Tombstone Photography: A few guidelines

  • Aim straight on for the best focus.  Even if you have to kneel down and take the photo.
  • Digital Photography – Take 2 images at each focus point.  Meaning if you take 2 photos – you have 4 photos on the camera.
  • Print Film – Take 1 of each and have them digitally printed besides prints made.  All backups are important with the print film.
  • Second shots is a great way to make sure your angle is straight too.  And it can help even out color in the background.
  • If you must use a point & shoot film camera from the drugstore with 24 or less pictures – make sure your aim is true on the focus point.  If your pictures come back with strange background color shades – consider upgrading to an inexpensive digital or other print film option.
  • When I mean focus point – it means at the moment you are ready to take a picture.  Remember a camera is not an enemy and you do not have to have most elaborate setup available.  Just one that fits your budget, purpose and gives you the best photos for your needs.

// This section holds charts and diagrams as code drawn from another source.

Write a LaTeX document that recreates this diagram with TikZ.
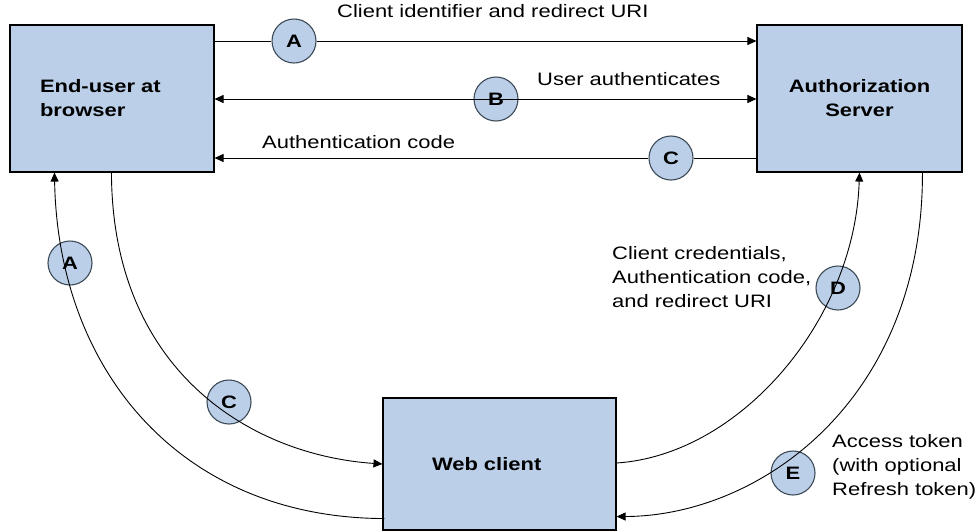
\documentclass[tikz,border=0pt]{standalone}
\usepackage{fontspec}
\setmainfont{Liberation Sans}[FakeStretch=1.22]
\usetikzlibrary{arrows.meta,calc}
\definecolor{boxblue}{HTML}{BBD0E8}
\definecolor{circedge}{HTML}{3D4A57}
\begin{document}
\begin{tikzpicture}[x=1pt,y=-1pt,
  font=\fontsize{18}{24}\selectfont,
  box/.style={draw=black, line width=1.1pt, fill=boxblue, rectangle, inner sep=0pt, font=\fontsize{18}{24}\selectfont\bfseries},
  badge/.style={circle, draw=circedge, line width=1.1pt, fill=boxblue, minimum size=44pt, inner sep=0pt, font=\fontsize{18}{24}\selectfont\bfseries},
  conn/.style={draw=black, line width=0.9pt},
  tip/.style={-{Triangle[length=9pt,width=8pt]}},
  tips/.style={{Triangle[length=9pt,width=8pt]}-{Triangle[length=9pt,width=8pt]}},
  lbl/.style={inner sep=0pt, align=left}]
\useasboundingbox (0,0) rectangle (980,531);

% boxes
\node[box, minimum width=204pt, minimum height=147pt, text width=144pt, inner xsep=30pt, align=left] (eu) at (112,98.5) {End-user at\\browser};
\node[box, minimum width=205pt, minimum height=147pt, align=center] (as) at (859.5,98.5) {Authorization\\Server};
\node[box, minimum width=233pt, minimum height=132pt, text width=135pt, inner xsep=49pt, align=left] (wc) at (499.5,464) {Web client};

% badges crossed by lines
\node[badge] (bB) at (496,99) {B};
\node[badge] (bA2) at (70,263) {A};
\node[badge] (bC2) at (229,402) {C};
\node[badge] (bD) at (838,288) {D};
\node[badge] (bE) at (793,473) {E};

% horizontal connectors
\node[badge] (bA1) at (294,41) {A};
\node[badge] (bC1) at (671,158) {C};
\draw[conn] (eu.east |- bA1) -- (bA1);
\draw[conn,tip] (bA1) -- (as.west |- bA1);
\draw[conn,tips] (eu.east |- bB) -- (as.west |- bB);
\draw[conn] (as.west |- bC1) -- (bC1);
\draw[conn,tip] (bC1) -- (eu.east |- bC1);

% curved connectors
\coordinate (aStart) at ($(wc.south west)+(2,-12)$);
\coordinate (aEnd) at ($(eu.south west)+(45,0)$);
\draw[conn,tip] (aStart) .. controls (180,518) and (58,370) .. (aEnd);

\coordinate (cStart) at ($(eu.south west)+(102,0)$);
\draw[conn,tip] (cStart) .. controls (112,370) and (250,455) .. (wc.west);

\coordinate (dStart) at ($(wc.east)+(0,-1)$);
\coordinate (dEnd) at ($(as.south west)+(103,0)$);
\draw[conn,tip] (dStart) .. controls (740,455) and (855,320) .. (dEnd);

\coordinate (eStart) at ($(as.south west)+(166,0)$);
\coordinate (eEnd) at ($(wc.south east)+(0,-14)$);
\draw[conn,tip] (eStart) .. controls (923,400) and (760,516) .. (eEnd);

% labels
\node[lbl, anchor=base west] (lA) at (337,17) {Client identifier and redirect URI};
\node[lbl, anchor=base west] (lB) at (537,85) {User authenticates};
\node[lbl, anchor=base west] (lC) at (262,148) {Authentication code};
\node[lbl, anchor=north west] (lD) at (612,246) {Client credentials,\\Authentication code,\\and redirect URI};
\node[lbl, anchor=north west] (lE) at (832,434) {Access token\\(with optional\\Refresh token)};
\end{tikzpicture}
\end{document}
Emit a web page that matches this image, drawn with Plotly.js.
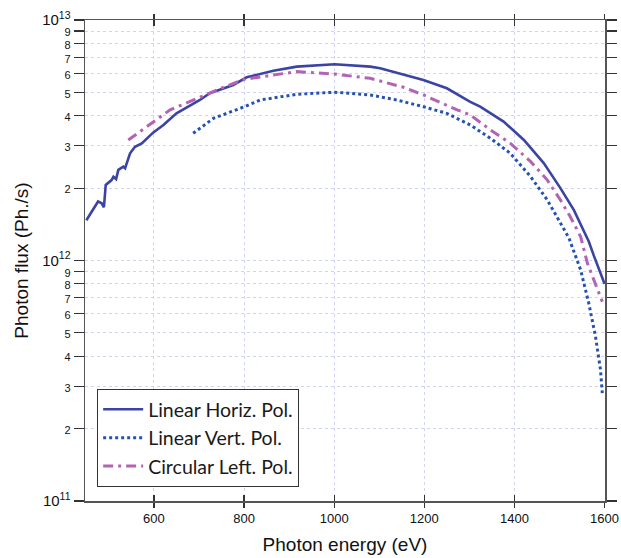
<!DOCTYPE html>
<html>
<head>
<meta charset="utf-8">
<script src="https://cdn.plot.ly/plotly-3.0.1.min.js"></script>
<style>html,body{margin:0;padding:0;background:#fff;}#chart{width:621px;height:558px;}</style>
</head>
<body>
<div id="chart"></div>
<script>
// Linear Horizontal polarisation
const horizE = [450, 476, 484, 489, 493, 506, 510, 516, 521, 528, 532, 536, 547, 558, 573, 598, 621, 650, 702, 724, 776, 806, 865, 917, 1001, 1080, 1102, 1198, 1250, 1302, 1324, 1376, 1421, 1465, 1502, 1532, 1554, 1565, 1576, 1588, 1600];
const horizF = [1.47e12, 1.76e12, 1.73e12, 1.665e12, 2.06e12, 2.16e12, 2.23e12, 2.18e12, 2.38e12, 2.42e12, 2.455e12, 2.42e12, 2.79e12, 2.97e12, 3.07e12, 3.40e12, 3.66e12, 4.09e12, 4.65e12, 4.96e12, 5.37e12, 5.78e12, 6.15e12, 6.40e12, 6.55e12, 6.40e12, 6.30e12, 5.63e12, 5.20e12, 4.57e12, 4.36e12, 3.78e12, 3.17e12, 2.54e12, 2.00e12, 1.62e12, 1.34e12, 1.20e12, 1.05e12, 9.2e11, 8.0e11];
// Linear Vertical polarisation
const vertE = [687, 732, 801, 836, 917, 1001, 1080, 1139, 1198, 1250, 1302, 1347, 1391, 1436, 1473, 1502, 1521, 1547, 1565, 1580, 1591, 1595];
const vertF = [3.38e12, 3.90e12, 4.36e12, 4.65e12, 4.91e12, 5.01e12, 4.88e12, 4.65e12, 4.36e12, 4.09e12, 3.66e12, 3.22e12, 2.79e12, 2.23e12, 1.785e12, 1.43e12, 1.24e12, 9.13e11, 6.64e11, 4.82e11, 3.51e11, 2.81e11];
// Circular Left polarisation
const circE = [543, 606, 636, 705, 754, 801, 865, 917, 1001, 1080, 1154, 1198, 1273, 1302, 1347, 1391, 1436, 1473, 1502, 1524, 1547, 1562, 1595];
const circF = [3.17e12, 3.84e12, 4.23e12, 4.80e12, 5.25e12, 5.67e12, 5.90e12, 6.10e12, 5.96e12, 5.72e12, 5.25e12, 4.88e12, 4.23e12, 4.03e12, 3.49e12, 3.07e12, 2.58e12, 2.16e12, 1.785e12, 1.52e12, 1.256e12, 9.73e11, 6.74e11];
const seriesNames = ['Linear Horiz. Pol.', 'Linear Vert. Pol.', 'Circular Left. Pol.'];
const xTicks = [600, 800, 1000, 1200, 1400, 1600];
const yDecades = [11, 12, 13];
const yDigits = [2, 3, 4, 5, 6, 7, 8, 9];

// y tick values / labels built from the decades and digits
const yTickVals = [], yTickText = [];
yDecades.forEach((d, i) => {
  yTickVals.push(Math.pow(10, d));
  yTickText.push('10<sup>' + d + '</sup>');
  if (i < yDecades.length - 1) {
    yDigits.forEach(m => {
      yTickVals.push(m * Math.pow(10, d));
      yTickText.push('<span style="font-size:11px">' + m + '</span>');
    });
  }
});

const traces = [
  {x: horizE, y: horizF, name: seriesNames[0], mode: 'lines', line: {color: '#3b44a2', width: 2.6}},
  {x: vertE, y: vertF, name: seriesNames[1], mode: 'lines', line: {color: '#2452b2', width: 3, dash: 'dot'}},
  {x: circE, y: circF, name: seriesNames[2], mode: 'lines', line: {color: '#b463b4', width: 3, dash: '10px,5px,3px,5px'}},
  {x: [xTicks[0]], y: [1e12], xaxis: 'x2', yaxis: 'y', mode: 'markers', marker: {opacity: 0}, showlegend: false, hoverinfo: 'skip'}
];

const gridC = '#d2d2f2';
const layout = {
  width: 621, height: 558,
  margin: {l: 85, r: 16, t: 20, b: 57},
  paper_bgcolor: '#fff', plot_bgcolor: '#fff',
  font: {family: 'Liberation Sans, Arial, sans-serif', color: '#111'},
  showlegend: true,
  legend: {x: 0.023, y: 0.233, xanchor: 'left', yanchor: 'top', bgcolor: '#fff', bordercolor: '#333', borderwidth: 1.2,
           font: {family: 'Lato, sans-serif', size: 19.5, color: '#1a1a1a'}, tracegroupgap: 0, itemwidth: 40},
  xaxis: {
    range: [447, 1601], tickvals: xTicks, ticktext: xTicks.map(String),
    ticks: 'outside', ticklen: 5, tickwidth: 1.2, tickcolor: '#333', mirror: 'ticks',
    showline: true, linecolor: '#555', linewidth: 1.5,
    showgrid: true, gridcolor: gridC, griddash: 'dot', gridwidth: 1, zeroline: false,
    tickfont: {size: 13, color: '#111'},
    title: {text: 'Photon energy (eV)', font: {size: 19, color: '#111'}, standoff: 12}
  },
  xaxis2: {
    range: [447, 1601], overlaying: 'x', tickvals: xTicks, showticklabels: false,
    ticks: 'inside', ticklen: 6, tickwidth: 1.2, tickcolor: '#333', mirror: 'ticks',
    showline: false, showgrid: false, zeroline: false
  },
  yaxis: {
    type: 'log', range: [11, 13], tickvals: yTickVals, ticktext: yTickText,
    ticks: 'outside', ticklen: 10, tickwidth: 1.2, tickcolor: '#333', mirror: 'ticks',
    showline: true, linecolor: '#555', linewidth: 1.5,
    showgrid: true, gridcolor: gridC, griddash: 'dot', gridwidth: 1, zeroline: false,
    tickfont: {size: 15, color: '#111'},
    title: {text: 'Photon flux (Ph./s)', font: {size: 19, color: '#111'}, standoff: 8}
  }
};

Plotly.newPlot('chart', traces, layout, {staticPlot: true, displayModeBar: false});
</script>
</body>
</html>
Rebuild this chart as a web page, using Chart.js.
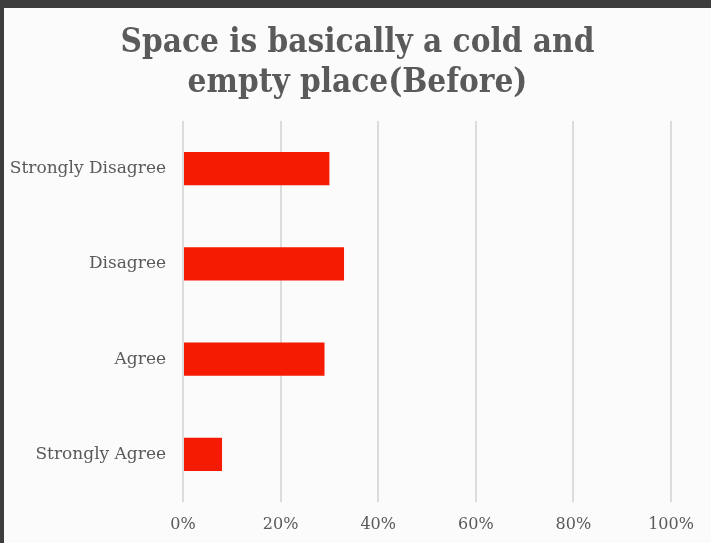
<!DOCTYPE html>
<html>
<head>
<meta charset="utf-8">
<script src="https://cdn.jsdelivr.net/npm/chart.js@4"></script>
<style>
  html, body { margin: 0; padding: 0; }
  body { width: 711px; height: 543px; background: #3d3d3d; position: relative; overflow: hidden; }
  #wrap { position: absolute; left: 4px; top: 8px; width: 707px; height: 535px; background: #fbfbfb; }
  canvas { display: block; }
</style>
</head>
<body>
<div id="wrap"><canvas id="c" width="707" height="535"></canvas></div>
<script>
const titleLines = ["Space is basically a cold and", "empty place(Before)"];
const categories = ["Strongly Disagree", "Disagree", "Agree", "Strongly Agree"];
const values = [30, 33, 29, 8];
const xTicks = [0, 20, 40, 60, 80, 100];

new Chart(document.getElementById('c'), {
  type: 'bar',
  data: {
    labels: categories,
    datasets: [{
      data: values,
      backgroundColor: '#f41b02',
      borderWidth: 0,
      barPercentage: 0.35,
      categoryPercentage: 1.0
    }]
  },
  options: {
    indexAxis: 'y',
    responsive: false,
    animation: false,
    layout: { padding: 0 },
    plugins: {
      legend: { display: false },
      tooltip: { enabled: false },
      title: {
        display: true,
        text: titleLines,
        color: '#5a5a5a',
        font: { family: 'DejaVu Serif Condensed', size: 33, weight: 'bold', lineHeight: 1.212 },
        padding: { top: 15, bottom: 18 }
      }
    },
    scales: {
      x: {
        min: 0, max: 100,
        afterBuildTicks: s => { s.ticks = xTicks.map(v => ({ value: v })); },
        afterFit: s => { s.height = 41; },
        grid: { color: '#dcdcdc', lineWidth: 2, drawTicks: false },
        border: { display: false },
        ticks: {
          color: '#5a5a5a',
          padding: 13,
          font: { family: 'DejaVu Serif', size: 16 },
          callback: v => v + '%'
        }
      },
      y: {
        afterFit: s => { s.width = 179; },
        grid: { display: false, drawTicks: false },
        border: { display: false },
        ticks: {
          color: '#5a5a5a',
          padding: 17,
          font: { family: 'DejaVu Serif', size: 17 }
        }
      },
      spacer: {
        type: 'linear',
        position: 'right',
        display: true,
        afterFit: s => { s.width = 40; },
        grid: { display: false, drawTicks: false },
        border: { display: false },
        ticks: { display: false }
      }
    }
  }
});
</script>
</body>
</html>
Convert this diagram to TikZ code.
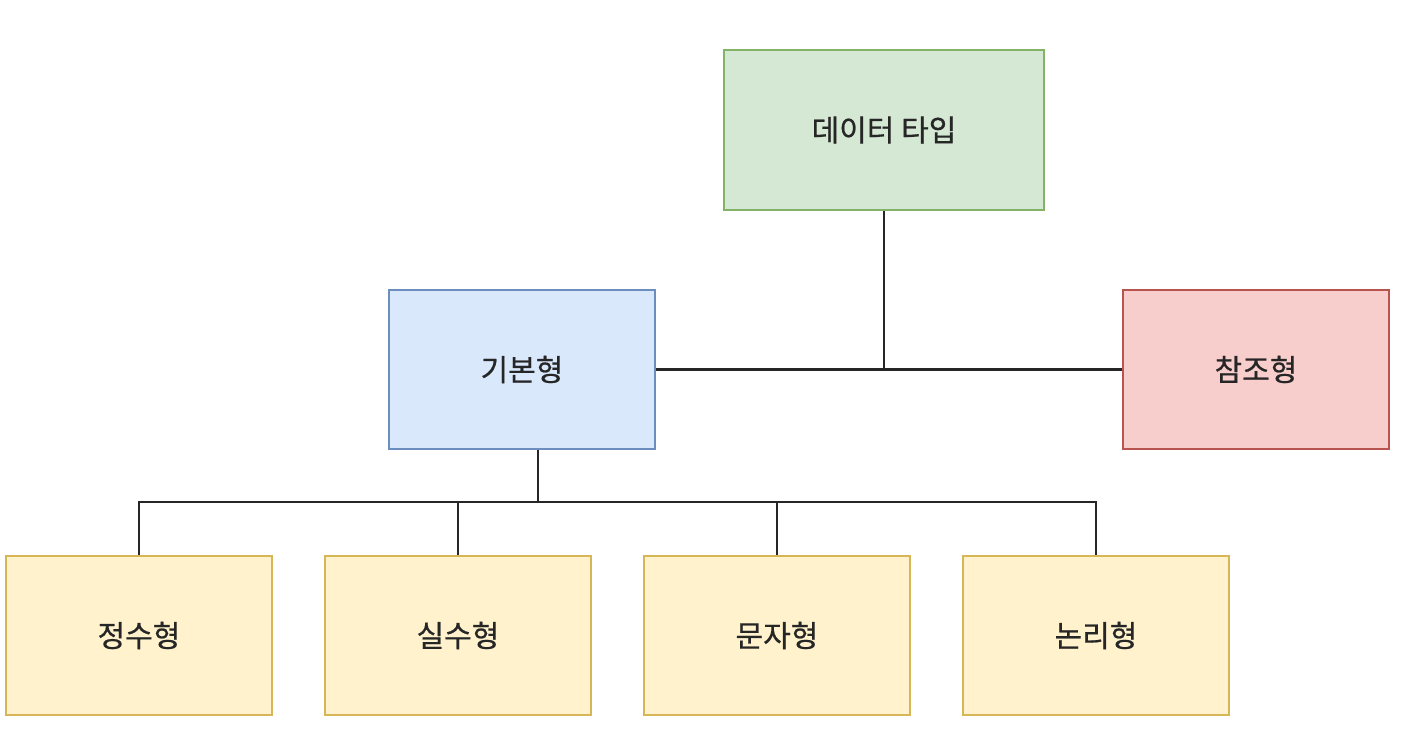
\documentclass[tikz,border=0pt]{standalone}
\usepackage{fontspec}
\newfontfamily\kr[FakeBold=0.6]{Noto Sans CJK KR}
\definecolor{gfill}{HTML}{D5E8D4}\definecolor{gdraw}{HTML}{82B366}
\definecolor{bfill}{HTML}{DAE8FC}\definecolor{bdraw}{HTML}{6C8EBF}
\definecolor{rfill}{HTML}{F8CECC}\definecolor{rdraw}{HTML}{B85450}
\definecolor{yfill}{HTML}{FFF2CC}\definecolor{ydraw}{HTML}{D6B656}
\begin{document}
\begin{tikzpicture}[x=0.75pt,y=-0.75pt,
  box/.style={rectangle, line width=1.4pt, minimum width=266*0.75pt, minimum height=159*0.75pt, inner sep=0pt, font=\kr\fontsize{22.5}{26}\selectfont, text=black!85},
  gbox/.style={box, fill=gfill, draw=gdraw},
  bbox/.style={box, fill=bfill, draw=bdraw},
  rbox/.style={box, fill=rfill, draw=rdraw},
  ybox/.style={box, fill=yfill, draw=ydraw},
  conn/.style={line width=1.7pt, black!85}]
\useasboundingbox (0,0) rectangle (1422,752);
\node[gbox, minimum width=320*0.75pt, minimum height=160*0.75pt] (dt) at (884,130) {데이터 타입};
\node[bbox] (basic) at (522,369.5) {기본형};
\node[rbox] (ref) at (1256,369.5) {참조형};
\node[ybox] (int) at (139,635.5) {정수형};
\node[ybox] (real) at (458,635.5) {실수형};
\node[ybox] (chr) at (777,635.5) {문자형};
\node[ybox] (bool) at (1096,635.5) {논리형};
\coordinate (j1) at (884,369.5);
\coordinate (j2) at (538,502);
\draw[conn] (basic.east) -- (ref.west);
\draw[conn] (dt.south) -- (j1);
\draw[conn] (basic.south -| j2) -- (j2);
\draw[conn] (int.north) |- (j2) -| (bool.north);
\draw[conn] (real.north) -- (real.north |- j2);
\draw[conn] (chr.north) -- (chr.north |- j2);
\end{tikzpicture}
\end{document}
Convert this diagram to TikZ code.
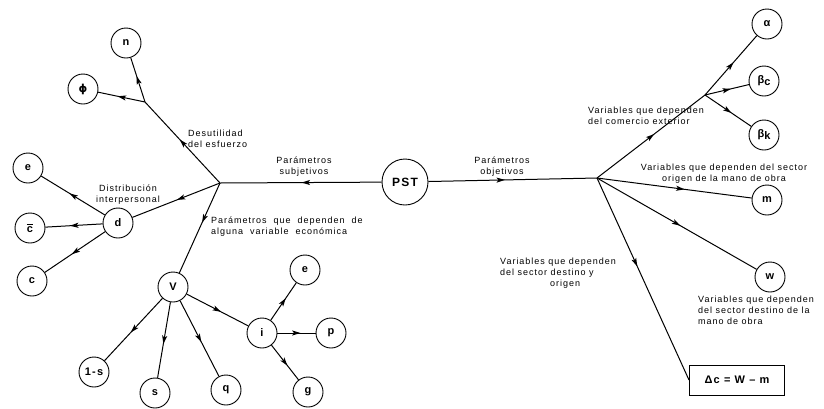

  • For serious photography – consider using a tripod and a zoom lens.  You do not have to kneel and the images maybe even clearer.
  • Black & White versus Color images – Ideally people like color, however, black & white has its fans and purposes too.  Black & white images can be used to help determine hard to read epitaphs on old tombstones on a computer.  Using graphics software you can transpose the image and get another view of the wording on it.   While color can do that – it can also show you the color changes on the tombstone too.

Just a few options to consider – these come from experience not from a class textbook.